Automatic backups with rsync

As I've explained before, one of the first things I did upon installation of Arch was to set up a backup solution. This was done simply using a little bash script, which itself would launch rsync to do the actual backup.

But after using this system for a little while, I decided that it needed a rewrite. This was mainly due to two reasons:

  • A "bug" in rsync
  • A flaw in the script/system

A "bug" in rsync

I put bug in between quotes, because while some could classify this as a bug, it isn't really one, since the current behavior of rsync actually matches what the manual says. It's just that one could easily see how a change in the current behavior would make a lot of sense.

It all comes down to the famous --link-dest option that I'm using, as a way to get multiple backups of my system, where all identicital files only need to be copied/stored once on the backup disk, and then hard-linked as many times as needed.

This works great, however here's what the manual says:

This option works best when copying into an empty destination hierarchy, as rsync treats existing files as definitive (so it never looks in the link-dest dirs when a destination file already exists)

So if a file already exists in the destination, rsync will not look into the link-dest dirs. Which means that, in my case, when updating the backup week it would happen that a file did exists (from the previous week), had changed since then, and as a result rsync would copy the new file.

Ideally, it would have looked into the link-dest dir before, thus realizing that there's already an up-to-date version of the file, and therefore simply creating a hard-link is enough. It would make the whole process go faster, and save space of course. Alas, that's not how rsync works, and this would be repeated for the month backup as well.

This issue has been reported a few times, including here where someone even proposed a patch. Unfortunately, while the patch seemed to work as expected on a small test, when I tried to run it for a "real" run rsync just crashed.

Two solutions at that point:

  1. I try to fix it myself; but I don't think I would be able to do that.
  2. Change the way I use rsync to bypass this "bug"

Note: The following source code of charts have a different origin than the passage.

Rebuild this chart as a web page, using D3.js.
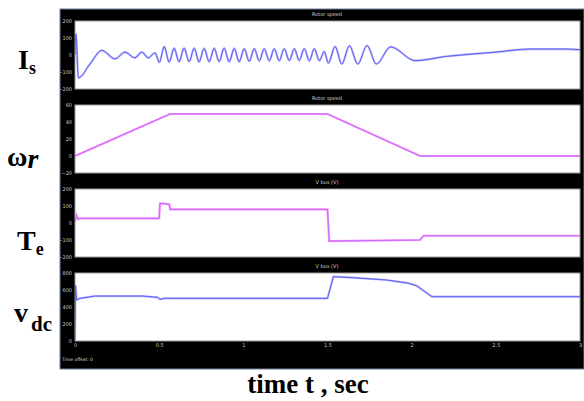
<!DOCTYPE html>
<html>
<head>
<meta charset="utf-8">
<script src="https://cdn.jsdelivr.net/npm/d3@7"></script>
<style>
  body { margin: 0; background: #fff; }
  svg text { font-family: "DejaVu Sans", sans-serif; }
  .big { font-family: "Liberation Serif", serif; font-weight: bold; fill: #000; }
</style>
</head>
<body>
<div id="canvas-container"></div>
<script>
// time ticks
var timeTicks = [0, 0.5, 1, 1.5, 2, 2.5, 3];
var timeLabels = ["0", "0.5", "1", "1.5", "2", "2.5", "3"];

// stator current Is : [t, value] turning points
var isT = [0, 0.006, 0.02, 0.089, 0.159, 0.238, 0.297, 0.356, 0.396, 0.436, 0.475, 0.501,
  0.53, 0.559, 0.589, 0.618, 0.648, 0.678, 0.708, 0.737, 0.767, 0.797, 0.827, 0.856,
  0.886, 0.916, 0.946, 0.975, 1.005, 1.035, 1.065, 1.094, 1.124, 1.154, 1.184, 1.213,
  1.243, 1.273, 1.303, 1.332, 1.362, 1.392, 1.422, 1.451, 1.481, 1.505,
  1.545, 1.585, 1.63, 1.68, 1.735, 1.79, 1.875, 2.02, 2.2, 2.5, 2.7, 2.92, 3.0];
var isV = [0, 125, -135, -53, 27, -23, 17, -17, 17, -17, 13, -43,
  50, -42, 40, -40, 41, -39, 40, -41, 39, -40, 40, -39,
  41, -40, 39, -40, 38, -38, 38, -35, 37, -34, 37, -34,
  37, -33, 37, -33, 38, -34, 37, -33, 20, -48,
  50, -53, 54, -53, 56, -53, 48, -33, -9, 17, 35, 35, 31];

// rotor speed
var wrT = [0, 0.564, 1.5, 2.05, 3];
var wrV = [0, 49.4, 49.4, 0, 0];

// electromagnetic torque
var teT = [0, 0.008, 0.018, 0.03, 0.5, 0.505, 0.56, 0.565, 1.5, 1.51, 2.05, 2.07, 3];
var teV = [8, 47, 22, 27, 27, 116, 110, 80, 80, -106, -100, -75, -75];

// dc link voltage
var vdcT = [0, 0.003, 0.01, 0.03, 0.12, 0.4, 0.49, 0.505, 0.53, 1.5, 1.535, 1.65, 1.85, 1.98, 2.03, 2.12, 3];
var vdcV = [12, 659, 482, 502, 529, 529, 514, 490, 502, 502, 757, 745, 718, 680, 650, 521, 521];

// axis ranges and tick labels for each scope
var isTicks = [200, 100, 0, -100, -200];
var wrTicks = [60, 40, 20, 0, -20];
var teTicks = [200, 100, 0, -100, -200];
var vdcTicks = [800, 600, 400, 200, 0];

var titles = ["Rotor speed", "Rotor speed", "V bus (V)", "V bus (V)"];

function zip(ts, vs) {
    var ret = [];
    for (var i = 0; i < ts.length; i++) ret.push([ts[i], vs[i]]);
    return ret;
}

var w = 584, h = 401;
var svg = d3.select("#canvas-container").append("svg")
    .attr("width", w)
    .attr("height", h);

// black scope background
svg.append("rect")
    .attr("x", 60).attr("y", 9)
    .attr("width", 524).attr("height", 360)
    .attr("fill", "#000")
    .attr("stroke", "#6d7f96")
    .attr("stroke-width", 1);

var x = d3.scaleLinear().domain([0, 3]).range([75, 580]);
var ph = 68;
var tops = [21, 105, 189, 273];

var panels = [
    { ticks: isTicks, data: zip(isT, isV), curve: d3.curveMonotoneX, kind: "blue" },
    { ticks: wrTicks, data: zip(wrT, wrV), curve: d3.curveLinear, kind: "pink" },
    { ticks: teTicks, data: zip(teT, teV), curve: d3.curveLinear, kind: "pink" },
    { ticks: vdcTicks, data: zip(vdcT, vdcV), curve: d3.curveLinear, kind: "blue" }
];

panels.forEach(function(p, i) {
    var top = tops[i];
    var y = d3.scaleLinear()
        .domain([d3.min(p.ticks), d3.max(p.ticks)])
        .range([top + ph, top]);

    svg.append("rect")
        .attr("x", x(0)).attr("y", top)
        .attr("width", x(3) - x(0)).attr("height", ph)
        .attr("fill", "#fff")
        .attr("stroke", "#9a9a9a")
        .attr("stroke-width", 1);

    svg.append("clipPath").attr("id", "clip" + i)
        .append("rect")
        .attr("x", x(0)).attr("y", top)
        .attr("width", x(3) - x(0)).attr("height", ph);

    var ax = svg.append("g")
        .attr("transform", "translate(" + (x(0) - 1) + ",0)")
        .call(d3.axisLeft(y).tickValues(p.ticks).tickSize(0).tickPadding(2));
    ax.select(".domain").remove();
    ax.selectAll("text").attr("fill", "#c8c8c8").attr("font-size", 5);

    svg.append("text")
        .attr("x", 327).attr("y", top - 5)
        .attr("text-anchor", "middle")
        .attr("font-size", 5)
        .attr("fill", "#d8d8d8")
        .text(titles[i]);

    var line = d3.line()
        .x(function(d) { return x(d[0]); })
        .y(function(d) { return y(d[1]); })
        .curve(p.curve);

    var g = svg.append("g").attr("clip-path", "url(#clip" + i + ")");
    if (p.kind == "blue") {
        g.append("path").datum(p.data)
            .attr("d", line)
            .attr("fill", "none")
            .attr("stroke", "#b8b8ff")
            .attr("stroke-width", 2.2);
        g.append("path").datum(p.data)
            .attr("d", line)
            .attr("fill", "none")
            .attr("stroke", "#5f5ff2")
            .attr("stroke-width", 1);
    } else {
        g.append("path").datum(p.data)
            .attr("d", line)
            .attr("fill", "none")
            .attr("stroke", "#ff8cff")
            .attr("stroke-width", 2.2);
        g.append("path").datum(p.data)
            .attr("d", line)
            .attr("fill", "none")
            .attr("stroke", "#a066f5")
            .attr("stroke-width", 0.9)
            .attr("opacity", 0.8);
    }
});

// time axis under the last scope
var xa = svg.append("g")
    .attr("transform", "translate(0," + (tops[3] + ph) + ")")
    .call(d3.axisBottom(x).tickValues(timeTicks).tickSize(0).tickPadding(2)
        .tickFormat(function(d, i) { return timeLabels[i]; }));
xa.select(".domain").remove();
xa.selectAll("text").attr("fill", "#c8c8c8").attr("font-size", 5);

svg.append("text")
    .attr("x", 62).attr("y", 361)
    .attr("font-size", 4.5)
    .attr("fill", "#d8d8d8")
    .text("Time offset:  0");

// signal names on the left
var lab;
lab = svg.append("text").attr("class", "big").attr("x", 18).attr("y", 69).attr("font-size", 28);
lab.append("tspan").text("I");
lab.append("tspan").attr("font-size", 18).attr("dy", 5).text("s");

lab = svg.append("text").attr("class", "big").attr("x", 7).attr("y", 166).attr("font-size", 28);
lab.append("tspan").text("ω");
lab.append("tspan").attr("font-style", "italic").attr("dy", 2).text("r");

lab = svg.append("text").attr("class", "big").attr("x", 17).attr("y", 250).attr("font-size", 28);
lab.append("tspan").text("T");
lab.append("tspan").attr("font-size", 18).attr("dy", 5).text("e");

lab = svg.append("text").attr("class", "big").attr("x", 14).attr("y", 322).attr("font-size", 28);
lab.append("tspan").text("v");
lab.append("tspan").attr("font-size", 21).attr("dx", 3).attr("dy", 9).text("dc");

svg.append("text").attr("class", "big")
    .attr("x", 308).attr("y", 393)
    .attr("text-anchor", "middle")
    .attr("font-size", 27)
    .text("time t , sec");
</script>
</body>
</html>
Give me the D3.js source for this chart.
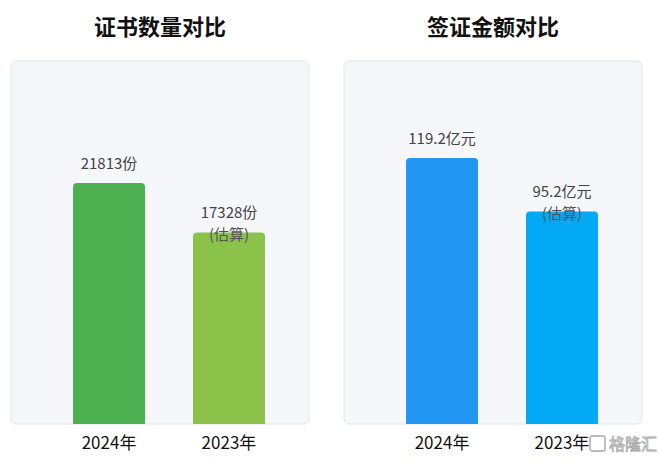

A flaw in the script/system

And I went with the later, because of something else that, while I knew it from the start and originally was okay with, I changed my mind. My script would run each day (cron) to make a new backup day

In addition, every week it would make a backup week and every month a backup month, the idea being that at any given moment I have three backups: beginning of the day, the week, and the month.

But the way it was done would result in two backups being pretty much the same, and every once in a while all three of them would actually be identical. So, I figured I might as well improve this, and also work it so that I use rsync in a way that will bypass the "bug" described earlier.

The new & improved backup script

So I made a new version of the script, which now works like the following:

  • launch rsync to make a backup (in a new folder named after the current date, e.g. 2011-09-23). It still uses the --link-dest option (pointing to the latest backup), but since the destination always is a new folder, no more problem.
  • then it creates/updates a symlink latest so that it points to the newly created backup. This symlink is what's used in the --link-dest option.
  • the backup from the day before is removed, unless:
    • we are the 2nd day of the month, then last month's backup is removed instead
    • we are Tuesday, then:
      • if we are also the 2nd day of the month, nothing else is removed
      • if we are also the 9th day of the month, the backup from 2 weeks ago is also removed
      • else, last week's backup is also removed

The result is pretty much the same as before, except that now I never have 2 (or more) backups identical. There's even handling of the case where a new day, week and month all begins at the same time. In which case on the 2nd I'll have my daily backup, the backup from the day before (as new backup of the month), and kept the backup from the previous week - which will be removed on the 9th.

I also used this occasion to put some things out in a configuration file (and/or as command-line options), because I realized the first version has a few too many things hard-coded (for instance, I hadn't even realized it couldn't be used to backup anything else than / !).

Now the script relies on configuration file, so you can define as many backup schemes as you want, then simply specify which config file to use form the command line (using -c or --config). Of course you can also simply define all options from command-line, should you want to.

In case you define the same option both in a config file and on the command-line, the later takes precedence.


The configuration file is a simple text file, where you can use comments (start the line with #). Values should not be put between quotes but directly specified after the equal sign.

Backup folders are created in a destination root, set by option dest-root Alongside the actual backups, a symlink will be automatically created/updated after each backup, pointing to the latest backup. Its name can be set using link-dest

For the whole process to work, backups should be named after the date they were ran at. You can customize their names using option date-format, defaulting to %Y-%m-%d (see man date for more about the format supported). You can also run the script while specifying the name to use this time (instead of using the date format), using option name

The backup source is simply set using option source and as before you can define exclusions through option exclude-from (will be sent to rsync's option of the same name).

Speaking of, you can also define the arguments for rsync through option args Make sure not to use --verbose, --exclude-from or --link-dest as they are auto-added if needed. If not set, it defaults to --archive --acls --xattrs --human-readable -h --stats

A sample configuration file is included, and you can use -h or --help to get command-line help.


All files are available on this BitBucket repository. For fellow Arch users, there's a package in the AUR.

Additionally, you can also download the latest version from this link.

It's all released under GPLv3, and of course bug reports, suggestions or any other form of constructive criticism is very much welcome.